The Risk Side of Long-Term
We’ve seen contracts that would make a lawyer blush. One was billed as a 60-month agreement that turned out to be 61 months once you factored in a sneaky “transition assistance” clause at the end. Miss the exit window, and you were trapped for another full term.
That’s the real danger: once you’re locked in, service can slide, and you’ve got no real way out.
The Upside of Long-Term
To be fair, long-term contracts aren’t all bad. Many cap annual price increases, which gives you some budgeting certainty. And some leaders like the sense of commitment — they know their IT costs won’t spike randomly, and they can plan ahead.
If that’s what you want, and you trust the provider, there’s nothing inherently wrong with a longer deal.
Why Month-to-Month Exists
Month-to-month flips that around.
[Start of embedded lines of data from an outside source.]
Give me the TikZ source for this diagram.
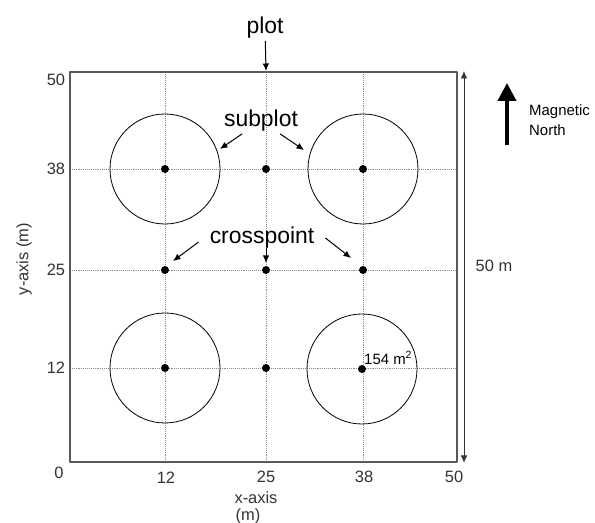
\documentclass[tikz,border=0pt]{standalone}
\usepackage{fontspec}
\setmainfont{Liberation Sans}
\usepackage{tikz}
\usetikzlibrary{positioning,arrows.meta}

\tikzset{
  dot/.style={circle,fill=black,inner sep=0pt,minimum size=8bp},
  bigtext/.style={font=\fontsize{23}{25}\selectfont,inner sep=2bp},
  ticktext/.style={font=\fontsize{16.5}{18}\selectfont,text=black!80,inner sep=1bp},
  smalltext/.style={font=\fontsize{15}{16}\selectfont,inner sep=1bp},
  gridline/.style={densely dotted,black!45,line width=0.9bp},
}

\begin{document}
\begin{tikzpicture}[>={Latex[length=7.5bp,width=6.5bp]},line join=bevel,]
\useasboundingbox (0bp,0bp) rectangle (595bp,523bp);
%% grid
\draw [gridline] (165bp,61bp) -- (165bp,451bp);
\draw [gridline] (266bp,61bp) -- (266bp,451bp);
\draw [gridline] (363bp,61bp) -- (363bp,451bp);
\draw [gridline] (70bp,354bp) -- (457bp,354bp);
\draw [gridline] (70bp,253bp) -- (457bp,253bp);
\draw [gridline] (70bp,155bp) -- (457bp,155bp);
%% plot border
\draw [black!65,line width=1.4bp] (70bp,61bp) rectangle (457bp,451bp);
\coordinate (plottop) at (266bp,452bp);
%% points
\node (d12-38) at (165bp,354bp) [dot] {};
  \node (d25-38) at (266bp,354bp) [dot] {};
  \node (d38-38) at (363bp,354bp) [dot] {};
  \node (d12-25) at (165bp,253bp) [dot] {};
  \node (d25-25) at (266bp,253bp) [dot] {};
  \node (d38-25) at (363bp,253bp) [dot] {};
  \node (d12-12) at (165bp,155bp) [dot] {};
  \node (d25-12) at (266bp,155bp) [dot] {};
  \node (d38-12) at (362bp,154bp) [dot] {};
%% subplots
\draw [black,line width=0.8bp] (d12-38) circle (55bp);
  \draw [black,line width=0.8bp] (d38-38) circle (55bp);
  \draw [black,line width=0.8bp] (d12-12) circle (55bp);
  \draw [black,line width=0.8bp] (d38-12) circle (55bp);
\node (area) at (363bp,165bp) [smalltext,anchor=west] {154 m\textsuperscript{2}};
%% labels
\node (plot) at (265bp,495bp) [bigtext] {plot};
  \node (subplot) at (261bp,402bp) [bigtext] {subplot};
  \node (crosspoint) at (262bp,285bp) [bigtext] {crosspoint};
  \coordinate (spleft) at (220bp,374bp);
  \coordinate (spright) at (304bp,373bp);
  \coordinate (cpleft) at (173bp,262bp);
  \coordinate (cpmid) at (266bp,260bp);
  \coordinate (cpright) at (351bp,265bp);
  \draw [black,->,line width=1bp] (plot) -- (plottop);
  \draw [black,->,line width=1bp] (subplot) -- (spleft);
  \draw [black,->,line width=1bp] (subplot) -- (spright);
  \draw [black,->,line width=1bp] ([xshift=-9bp,yshift=-4bp]crosspoint.west) -- (cpleft);
  \draw [black,->,line width=1bp] ([xshift=4bp,yshift=3bp]crosspoint.south) -- (cpmid);
  \draw [black,->,line width=1bp] ([xshift=9bp]crosspoint.east) -- (cpright);
%% axes
\node (y50) at (56bp,443bp) [ticktext] {50};
  \node (y38) at (56bp,354bp) [ticktext] {38};
  \node (y25) at (56bp,253bp) [ticktext] {25};
  \node (y12) at (56bp,155bp) [ticktext] {12};
  \node (y0) at (59bp,50bp) [ticktext] {0};
  \node (x12) at (166bp,45bp) [ticktext] {12};
  \node (x25) at (266bp,46bp) [ticktext] {25};
  \node (x38) at (364bp,46bp) [ticktext] {38};
  \node (x50) at (454bp,46bp) [ticktext] {50};
  \node (xaxis) at (256bp,25bp) [ticktext] {x-axis};
  \node (xunit) at (248bp,7bp) [ticktext] {(m)};
  \node (yaxis) at (24bp,264bp) [ticktext,rotate=90] {y-axis (m)};
%% side length
\coordinate (sidetop) at (464bp,452bp);
  \coordinate (sidebot) at (464bp,60bp);
  \draw [black!80,<->,line width=0.9bp] (sidetop) -- (sidebot);
  \node (side) at (494bp,257bp) [ticktext] {50 m};
%% north
\coordinate (northtail) at (507bp,378bp);
  \coordinate (northtip) at (507bp,440bp);
  \draw [black,-{Triangle[width=18bp,length=18bp]},line width=4bp] (northtail) -- (northtip);
  \node (magnetic) at (528bp,411bp) [smalltext,anchor=west] {Magnetic};
  \node (north) at (528bp,393bp) [smalltext,anchor=west] {North};
%
\end{tikzpicture}
\end{document}
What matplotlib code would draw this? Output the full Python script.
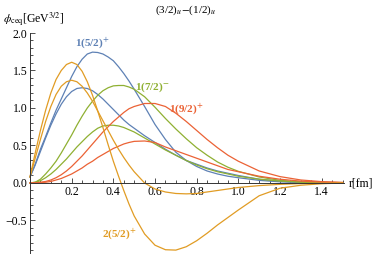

No long runway, no traps. If the provider delivers, you stay. If they don’t, you leave. Simple as that.
It doesn’t give you a price guarantee — but in reality, most providers don’t want the drama of raising rates more than once a year anyway. And if they did? You’d have the freedom to walk.
The Bottom Line
There’s no one-size-fits-all answer. Long-term deals give you price stability. Month-to-month gives you flexibility.
The real question is: what matters more to you — locking in a rate, or keeping the power to walk away?